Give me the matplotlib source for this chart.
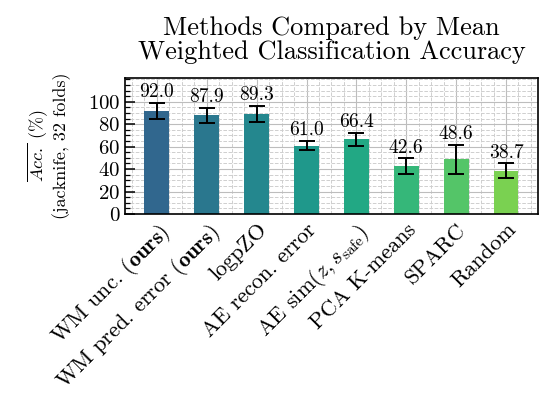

*****

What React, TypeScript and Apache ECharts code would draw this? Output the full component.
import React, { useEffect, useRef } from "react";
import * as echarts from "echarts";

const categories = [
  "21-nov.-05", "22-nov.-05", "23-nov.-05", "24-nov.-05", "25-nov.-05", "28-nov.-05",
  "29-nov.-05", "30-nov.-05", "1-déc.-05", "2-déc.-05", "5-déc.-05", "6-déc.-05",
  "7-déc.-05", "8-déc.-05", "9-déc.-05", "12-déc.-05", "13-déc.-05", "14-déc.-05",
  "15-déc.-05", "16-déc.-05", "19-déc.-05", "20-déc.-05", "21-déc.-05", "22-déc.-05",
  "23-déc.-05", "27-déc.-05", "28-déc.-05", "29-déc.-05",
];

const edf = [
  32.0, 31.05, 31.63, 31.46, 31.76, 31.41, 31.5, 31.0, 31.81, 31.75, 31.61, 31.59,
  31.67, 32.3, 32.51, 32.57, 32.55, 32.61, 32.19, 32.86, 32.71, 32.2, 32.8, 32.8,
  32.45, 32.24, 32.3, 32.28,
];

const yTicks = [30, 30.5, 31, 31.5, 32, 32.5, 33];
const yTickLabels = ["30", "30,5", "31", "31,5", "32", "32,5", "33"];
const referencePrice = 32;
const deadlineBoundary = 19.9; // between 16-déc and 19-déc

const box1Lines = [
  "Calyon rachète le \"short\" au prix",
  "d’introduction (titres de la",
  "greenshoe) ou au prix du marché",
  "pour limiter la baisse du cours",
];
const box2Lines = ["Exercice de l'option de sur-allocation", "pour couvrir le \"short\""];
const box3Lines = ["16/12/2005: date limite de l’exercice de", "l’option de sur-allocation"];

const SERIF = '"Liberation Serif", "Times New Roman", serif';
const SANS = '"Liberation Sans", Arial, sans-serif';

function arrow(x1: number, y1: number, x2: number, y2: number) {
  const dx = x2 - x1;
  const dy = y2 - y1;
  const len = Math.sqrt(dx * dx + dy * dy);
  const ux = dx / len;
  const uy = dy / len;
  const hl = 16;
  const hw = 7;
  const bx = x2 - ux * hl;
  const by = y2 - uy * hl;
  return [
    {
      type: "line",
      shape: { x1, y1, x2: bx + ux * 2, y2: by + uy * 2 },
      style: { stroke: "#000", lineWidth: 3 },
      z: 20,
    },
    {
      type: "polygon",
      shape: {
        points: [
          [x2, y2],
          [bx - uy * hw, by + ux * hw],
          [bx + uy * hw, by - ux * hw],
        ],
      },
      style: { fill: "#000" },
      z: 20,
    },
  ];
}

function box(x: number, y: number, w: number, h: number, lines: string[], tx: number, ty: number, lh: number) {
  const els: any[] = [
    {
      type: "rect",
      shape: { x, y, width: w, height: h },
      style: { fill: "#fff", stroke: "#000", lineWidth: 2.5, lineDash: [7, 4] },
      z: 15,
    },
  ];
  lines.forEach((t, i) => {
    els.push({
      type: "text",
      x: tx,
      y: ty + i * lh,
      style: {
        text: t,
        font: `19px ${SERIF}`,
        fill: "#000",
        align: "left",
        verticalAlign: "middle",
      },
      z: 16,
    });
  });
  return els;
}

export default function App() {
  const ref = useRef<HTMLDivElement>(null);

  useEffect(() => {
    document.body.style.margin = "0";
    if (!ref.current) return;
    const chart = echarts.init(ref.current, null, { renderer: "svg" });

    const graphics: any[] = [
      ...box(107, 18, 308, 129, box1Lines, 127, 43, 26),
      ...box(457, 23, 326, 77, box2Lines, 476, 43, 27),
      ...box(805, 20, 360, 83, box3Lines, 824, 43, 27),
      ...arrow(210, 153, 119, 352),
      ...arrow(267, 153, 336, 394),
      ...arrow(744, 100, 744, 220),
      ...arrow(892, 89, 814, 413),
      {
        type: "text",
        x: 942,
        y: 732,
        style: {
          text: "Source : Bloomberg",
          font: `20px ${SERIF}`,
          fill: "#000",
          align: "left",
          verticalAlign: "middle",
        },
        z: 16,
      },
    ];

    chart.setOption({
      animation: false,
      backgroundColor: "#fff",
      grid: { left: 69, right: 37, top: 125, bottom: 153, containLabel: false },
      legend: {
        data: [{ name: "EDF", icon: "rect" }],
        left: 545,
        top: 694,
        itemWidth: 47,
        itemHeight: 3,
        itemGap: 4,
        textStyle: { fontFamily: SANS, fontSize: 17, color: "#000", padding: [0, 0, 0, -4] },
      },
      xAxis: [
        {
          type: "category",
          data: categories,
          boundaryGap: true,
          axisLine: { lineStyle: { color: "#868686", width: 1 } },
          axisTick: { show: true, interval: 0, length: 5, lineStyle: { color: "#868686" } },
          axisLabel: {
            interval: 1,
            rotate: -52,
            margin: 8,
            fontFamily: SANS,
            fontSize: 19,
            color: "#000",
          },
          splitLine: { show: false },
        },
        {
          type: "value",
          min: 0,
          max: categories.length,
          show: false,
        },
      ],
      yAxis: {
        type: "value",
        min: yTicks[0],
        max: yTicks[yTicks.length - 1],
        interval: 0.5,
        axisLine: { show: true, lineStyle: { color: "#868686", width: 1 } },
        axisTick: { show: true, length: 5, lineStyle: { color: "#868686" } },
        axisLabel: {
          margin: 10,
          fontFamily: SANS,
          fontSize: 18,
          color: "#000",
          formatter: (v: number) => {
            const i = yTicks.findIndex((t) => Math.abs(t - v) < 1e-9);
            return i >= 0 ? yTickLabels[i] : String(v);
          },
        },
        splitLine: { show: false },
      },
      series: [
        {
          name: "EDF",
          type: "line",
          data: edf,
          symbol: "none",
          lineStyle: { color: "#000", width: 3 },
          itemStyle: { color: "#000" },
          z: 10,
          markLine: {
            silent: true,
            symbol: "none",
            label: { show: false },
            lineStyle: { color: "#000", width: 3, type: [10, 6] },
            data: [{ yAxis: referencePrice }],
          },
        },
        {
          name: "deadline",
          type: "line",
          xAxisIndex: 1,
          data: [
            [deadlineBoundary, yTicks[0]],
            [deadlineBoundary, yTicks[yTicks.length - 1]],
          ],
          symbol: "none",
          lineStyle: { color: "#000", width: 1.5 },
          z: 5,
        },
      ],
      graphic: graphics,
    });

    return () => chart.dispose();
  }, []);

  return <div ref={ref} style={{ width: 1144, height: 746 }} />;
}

*****

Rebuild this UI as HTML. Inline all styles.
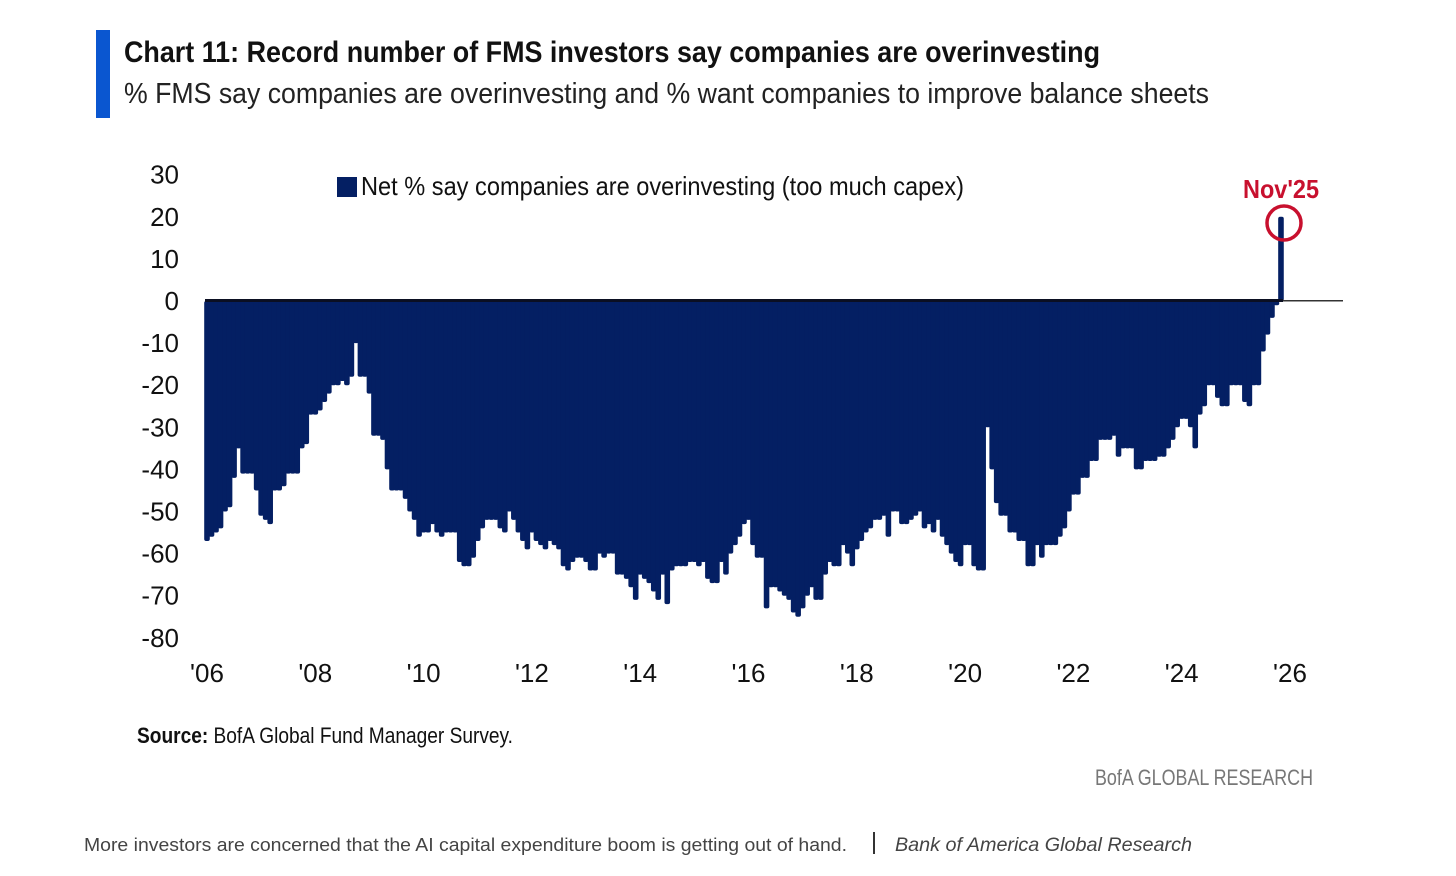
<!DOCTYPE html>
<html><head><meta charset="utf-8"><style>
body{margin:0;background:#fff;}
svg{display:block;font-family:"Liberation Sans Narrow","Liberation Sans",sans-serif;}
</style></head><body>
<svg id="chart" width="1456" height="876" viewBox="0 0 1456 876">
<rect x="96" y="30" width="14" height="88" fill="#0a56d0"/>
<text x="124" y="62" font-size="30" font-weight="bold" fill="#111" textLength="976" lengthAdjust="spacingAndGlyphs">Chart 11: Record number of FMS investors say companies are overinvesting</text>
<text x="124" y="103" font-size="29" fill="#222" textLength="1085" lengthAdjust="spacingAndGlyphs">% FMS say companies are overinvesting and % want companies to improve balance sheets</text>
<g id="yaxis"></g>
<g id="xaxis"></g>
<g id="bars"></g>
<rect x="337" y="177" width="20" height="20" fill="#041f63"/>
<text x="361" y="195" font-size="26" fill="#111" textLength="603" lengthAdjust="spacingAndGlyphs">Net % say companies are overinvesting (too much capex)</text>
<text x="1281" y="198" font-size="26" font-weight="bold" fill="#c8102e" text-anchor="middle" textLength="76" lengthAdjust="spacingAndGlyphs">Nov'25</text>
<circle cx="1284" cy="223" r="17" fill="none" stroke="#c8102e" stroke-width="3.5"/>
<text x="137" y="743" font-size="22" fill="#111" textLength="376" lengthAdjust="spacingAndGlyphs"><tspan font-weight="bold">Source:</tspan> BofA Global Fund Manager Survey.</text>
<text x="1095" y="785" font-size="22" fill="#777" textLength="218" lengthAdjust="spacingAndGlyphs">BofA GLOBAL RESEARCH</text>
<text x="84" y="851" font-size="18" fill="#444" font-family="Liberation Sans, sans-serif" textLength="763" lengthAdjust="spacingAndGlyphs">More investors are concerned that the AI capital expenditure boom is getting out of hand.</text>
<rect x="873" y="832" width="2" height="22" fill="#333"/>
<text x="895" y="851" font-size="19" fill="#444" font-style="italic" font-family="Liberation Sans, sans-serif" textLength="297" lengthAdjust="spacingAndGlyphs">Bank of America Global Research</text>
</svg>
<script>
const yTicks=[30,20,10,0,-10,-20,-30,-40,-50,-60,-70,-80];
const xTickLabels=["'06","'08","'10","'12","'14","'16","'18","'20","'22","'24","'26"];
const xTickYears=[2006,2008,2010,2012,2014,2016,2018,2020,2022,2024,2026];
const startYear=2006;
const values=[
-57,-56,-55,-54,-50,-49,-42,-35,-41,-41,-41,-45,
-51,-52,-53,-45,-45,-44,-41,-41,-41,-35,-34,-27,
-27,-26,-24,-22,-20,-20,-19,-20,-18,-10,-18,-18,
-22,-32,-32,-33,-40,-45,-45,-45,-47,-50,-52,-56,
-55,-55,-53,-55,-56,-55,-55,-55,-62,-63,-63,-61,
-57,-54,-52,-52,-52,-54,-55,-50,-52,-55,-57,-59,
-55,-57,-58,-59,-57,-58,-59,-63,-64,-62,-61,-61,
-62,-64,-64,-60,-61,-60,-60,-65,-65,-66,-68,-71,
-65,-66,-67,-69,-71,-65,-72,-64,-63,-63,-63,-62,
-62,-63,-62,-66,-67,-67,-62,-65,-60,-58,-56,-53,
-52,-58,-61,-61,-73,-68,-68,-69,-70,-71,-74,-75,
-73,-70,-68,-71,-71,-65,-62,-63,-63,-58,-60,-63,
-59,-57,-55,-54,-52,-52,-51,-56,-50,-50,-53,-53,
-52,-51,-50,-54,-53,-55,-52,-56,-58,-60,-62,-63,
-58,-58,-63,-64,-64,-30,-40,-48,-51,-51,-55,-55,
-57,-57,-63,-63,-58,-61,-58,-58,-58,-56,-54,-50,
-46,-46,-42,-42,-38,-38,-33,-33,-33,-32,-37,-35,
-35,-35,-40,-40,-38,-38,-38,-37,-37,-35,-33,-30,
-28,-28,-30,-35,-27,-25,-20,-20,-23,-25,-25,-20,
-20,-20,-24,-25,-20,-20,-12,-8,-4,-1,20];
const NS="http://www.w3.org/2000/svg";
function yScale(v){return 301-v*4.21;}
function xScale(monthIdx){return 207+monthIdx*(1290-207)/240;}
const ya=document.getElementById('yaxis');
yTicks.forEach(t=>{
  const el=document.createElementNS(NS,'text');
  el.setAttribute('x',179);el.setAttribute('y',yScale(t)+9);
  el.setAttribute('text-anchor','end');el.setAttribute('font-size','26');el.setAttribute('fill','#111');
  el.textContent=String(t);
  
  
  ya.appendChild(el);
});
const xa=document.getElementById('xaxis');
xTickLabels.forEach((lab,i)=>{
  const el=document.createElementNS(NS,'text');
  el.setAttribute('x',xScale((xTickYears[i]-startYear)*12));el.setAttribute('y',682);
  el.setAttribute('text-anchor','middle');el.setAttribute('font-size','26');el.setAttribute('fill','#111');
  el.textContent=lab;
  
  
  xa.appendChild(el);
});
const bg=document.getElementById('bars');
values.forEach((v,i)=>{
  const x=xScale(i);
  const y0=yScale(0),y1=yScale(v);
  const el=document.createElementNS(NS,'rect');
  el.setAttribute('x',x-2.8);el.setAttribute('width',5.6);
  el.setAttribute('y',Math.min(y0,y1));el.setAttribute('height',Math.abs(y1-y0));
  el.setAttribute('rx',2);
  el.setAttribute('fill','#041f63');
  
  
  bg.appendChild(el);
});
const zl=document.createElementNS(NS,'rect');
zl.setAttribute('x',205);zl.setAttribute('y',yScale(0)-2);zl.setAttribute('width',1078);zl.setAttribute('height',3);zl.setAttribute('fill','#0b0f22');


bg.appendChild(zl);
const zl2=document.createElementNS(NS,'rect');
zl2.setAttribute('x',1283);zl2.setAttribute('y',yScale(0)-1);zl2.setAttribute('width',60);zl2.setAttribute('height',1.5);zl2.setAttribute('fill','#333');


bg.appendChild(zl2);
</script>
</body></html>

*****

- Task to complete
Identify the lines above that contain the word "React", then copy them.

- Reply to the exercise
What React, TypeScript and Apache ECharts code would draw this? Output the full component.
import React, { useEffect, useRef } from "react";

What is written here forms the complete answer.